Done well, modern forest management can be restorative and regenerative, helping create more diverse, vibrant, resilient forests with great wildlife habitat, helping forests recover from the effects of human land use and creating old forest attributes sooner than they would naturally occur. At the same time, forest management generates local, renewable resources which get turned into building materials, paper, power and more. Like local food, local wood supports our working landscape and our rural communities and mitigates the use of resources produced under more adverse ecological and social conditions elsewhere in the country or the world. We will walk the management area and talk about forests, forest management, and forest ecology. Please bring an open mind and all those questions you’ve never had a chance to ask about forest management.

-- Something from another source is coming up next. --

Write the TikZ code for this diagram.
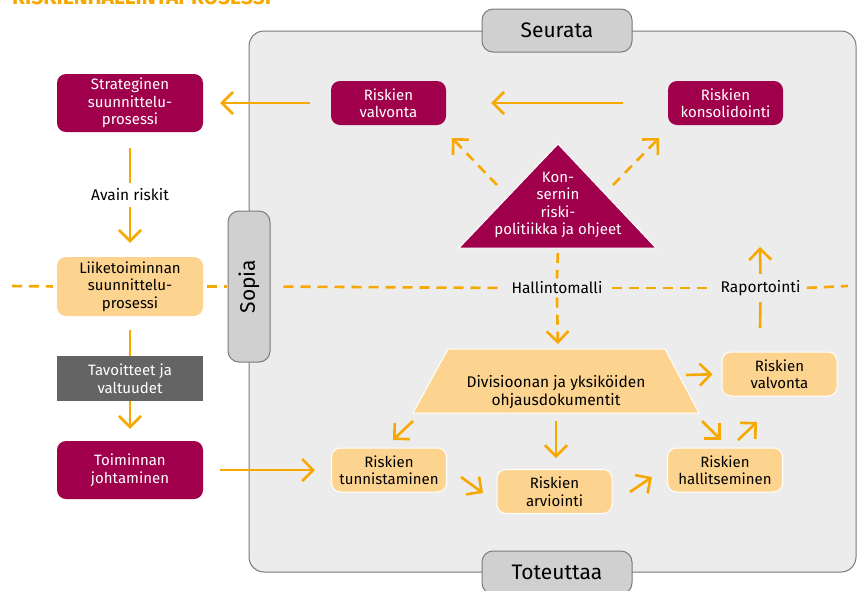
\documentclass[tikz,border=0pt]{standalone}
\usepackage{fontspec}
\setmainfont{Fira Sans}
\usetikzlibrary{positioning}
\usetikzlibrary{arrows.meta}
\definecolor{wine}{HTML}{A0004B}
\definecolor{amber}{HTML}{F7A800}
\definecolor{peach}{HTML}{FDD48F}
\definecolor{panelgrey}{HTML}{ECECEC}
\definecolor{tabgrey}{HTML}{D0D0D0}
\definecolor{tabedge}{HTML}{7A7A7A}
\definecolor{slate}{HTML}{646464}
\tikzset{
    box/.style={rounded corners=9pt, minimum width=115pt, minimum height=44pt, align=center, inner sep=1pt, font=\fontsize{15}{17.5}\selectfont}, % laatikot
    wine box/.style={box, fill=wine, text=white},
    peach box/.style={box, fill=peach, draw=white, line width=1pt},
    tab/.style={rounded corners=11pt, fill=tabgrey, draw=tabedge, line width=1pt, minimum width=150pt, minimum height=43pt, font=\fontsize{21}{24}\selectfont}, % vaiheet
    label/.style={font=\fontsize{15.5}{18}\selectfont},
    flow/.style={draw=amber, line width=2.6pt},
    arr/.style={flow, -{Straight Barb[length=11pt, width=22pt]}},
    dashline/.style={flow, dash pattern=on 10pt off 7pt}
}
\begin{document}
\begin{tikzpicture}[x=1pt, y=-1pt]
    \useasboundingbox (0,0) rectangle (857,590);

    \node[anchor=base west, inner sep=0pt, text=amber, font=\bfseries\fontsize{21}{24}\selectfont] (title) at (12,4) {RISKIENHALLINTAPROSESSI};

    % harmaa alue ja vaiheet
    \draw[fill=panelgrey, draw=tabedge, line width=1pt, rounded corners=15pt] (249,31) rectangle (856,572);
    \node[tab] (seurata) at (557,30.5) {Seurata};
    \node[tab] (toteuttaa) at (557,572.5) {Toteuttaa};
    \node[tab, rotate=90, minimum width=151pt, minimum height=42pt] (sopia) at (249,286.5) {Sopia};

    % vasen sarake
    \node[wine box, minimum width=146pt, minimum height=58pt] (strat) at (130,103) {Strateginen\\suunnittelu-\\prosessi};
    \node[label] (avain) at (130,195) {Avain riskit};
    \node[box, fill=peach, minimum width=146pt, minimum height=59pt] (liike) at (130,286.5) {Liiketoiminnan\\suunnittelu-\\prosessi};
    \node[box, rounded corners=0pt, fill=slate, text=white, minimum width=146pt, minimum height=45pt] (tavo) at (130,378.5) {Tavoitteet ja\\valtuudet};
    \node[wine box, minimum width=146pt, minimum height=58pt] (toim) at (130,470) {Toiminnan\\johtaminen};

    % seuranta
    \node[wine box] (valv1) at (388.5,103) {Riskien\\valvonta};
    \node[wine box] (konsol) at (725.5,103) {Riskien\\konsolidointi};

    \fill[wine, draw=white, line width=1pt] (558,144) -- (656,248) -- (459,248) -- cycle;
    \node[align=center, text=white, inner sep=0pt, font=\fontsize{15}{17.2}\selectfont] (policy) at (558,205) {Kon-\\sernin\\riski-\\politiikka ja ohjeet};

    \node[label] (hallinto) at (557,288) {Hallintomalli};
    \node[label] (raport) at (760.5,288) {Raportointi};

    % toteutus
    \fill[peach, draw=white, line width=1pt] (448,349) -- (665,349) -- (699,413) -- (413,413) -- cycle;
    \node[align=center, inner sep=0pt, font=\fontsize{15.5}{17.5}\selectfont] (divi) at (556,392) {Divisioonan ja yksiköiden\\ohjausdokumentit};

    \node[peach box] (valv2) at (779.5,374) {Riskien\\valvonta};
    \node[peach box] (tunn) at (389,470) {Riskien\\tunnistaminen};
    \node[peach box] (arvi) at (554.5,491.5) {Riskien\\arviointi};
    \node[peach box] (hall) at (725,470) {Riskien\\hallitseminen};

    \coordinate (hl) at (12,286);
    \coordinate (hr) at (848,286);
    \coordinate (tribase) at (558,248);
    \coordinate (trapeztop) at (558,349);
    \coordinate (triL) at (497,185);
    \coordinate (triLend) at (452,138);
    \coordinate (triR) at (613,185);
    \coordinate (triRend) at (659,138);
    \coordinate (rapbot) at (760,328);
    \coordinate (raptop) at (760,247);
    \coordinate (divL) at (413,421);
    \coordinate (divLend) at (393,440);
    \coordinate (divM) at (556,421);
    \coordinate (divMend) at (556,458);
    \coordinate (divE) at (686,375);
    \coordinate (divR) at (702,421);
    \coordinate (divRend) at (721,440);
    \coordinate (tunnE) at (461,477);
    \coordinate (arviW) at (483,493);
    \coordinate (arviE) at (630,492);
    \coordinate (hallW) at (652,477);
    \coordinate (hallN) at (738,440);
    \coordinate (valvS) at (757,422);

    % katkoviiva
    \draw[dashline, shorten >=4pt] (hl) -- (liike.west);
    \draw[dashline, shorten <=4pt, shorten >=1pt] (liike.east) -- (sopia.north);
    \draw[dashline, shorten <=13pt, shorten >=4pt] (sopia.south) -- (hallinto.west);
    \draw[dashline, shorten <=6pt, shorten >=4pt] (hallinto.east) -- (raport.west);
    \draw[dashline, shorten <=3pt] (raport.east) -- (hr);

    % nuolet
    \draw[flow, shorten <=16pt, shorten >=2pt] (strat.south) -- (avain.north);
    \draw[arr, shorten <=2pt, shorten >=14pt] (avain.south) -- (liike.north);
    \draw[flow, shorten <=14pt] (liike.south) -- (tavo.north);
    \draw[arr, shorten >=12pt] (tavo.south) -- (toim.north);
    \draw[arr, shorten <=17pt, shorten >=16pt] (toim.east) -- (tunn.west);

    \draw[arr, shorten <=45pt, shorten >=45pt] (konsol.west) -- (valv1.east);
    \draw[arr, shorten <=21pt, shorten >=17pt] (valv1.west) -- (strat.east);
    \draw[arr, dashline] (triL) -- (triLend);
    \draw[arr, dashline] (triR) -- (triRend);
    \draw[dashline, shorten <=5pt] (tribase) -- (hallinto.north);
    \draw[arr, dashline, shorten >=5pt] (hallinto.south) -- (trapeztop);

    \draw[flow, shorten >=3pt] (rapbot) -- (raport.south);
    \draw[arr, shorten <=3pt] (raport.north) -- (raptop);

    \draw[arr] (divL) -- (divLend);
    \draw[arr] (divM) -- (divMend);
    \draw[arr, shorten >=9pt] (divE) -- (valv2.west);
    \draw[arr] (divR) -- (divRend);
    \draw[arr] (tunnE) -- (arviW);
    \draw[arr] (arviE) -- (hallW);
    \draw[arr] (hallN) -- (valvS);
\end{tikzpicture}
\end{document}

This walk will happen “rain (snow, mud) or shine.” Participants should be ready to spend a couple hours outdoors walking over uneven and potentially slippery surfaces in whatever weather we find ourselves in, and also to spend extended periods of time standing and talking. Directions on where to meet will be sent to participants in advance.
As the Chittenden County Forester for the Vermont Department of Forests, Parks and Recreation, Ethan Tapper advises private landowners, municipalities, conservation organizations, foresters and loggers on the responsible stewardship of forestland, administers Vermont’s Use Value Appraisal (or “Current Use”) program in the County, and manages over 4,500 acres of Community Forests. He writes a monthly column for 11 newspapers and a quarterly column in Northern Woodlands magazine, maintains a YouTube channel with over 100 videos, and leads public events in Vermont and throughout New England which are attended by thousands of people each year. Ethan is the Northeast-Midwest State Foresters Alliance’s 2021 CFM Forester of the Year, the 2021 recipient of the Vermont American Tree Farm System’s Education and Outreach Award, 2020 recipient of Vermont Coverts’ James B. Engle Award, and the 2022 recipient of the Vermont Urban and Community Forestry Program’s Vermont Tree Steward Award.
In his spare time, Ethan manages his own homestead, orchard and 175-acre forest – “Bear Island” – in Bolton, with the help of his trusty Timberjack skidder, “Red.”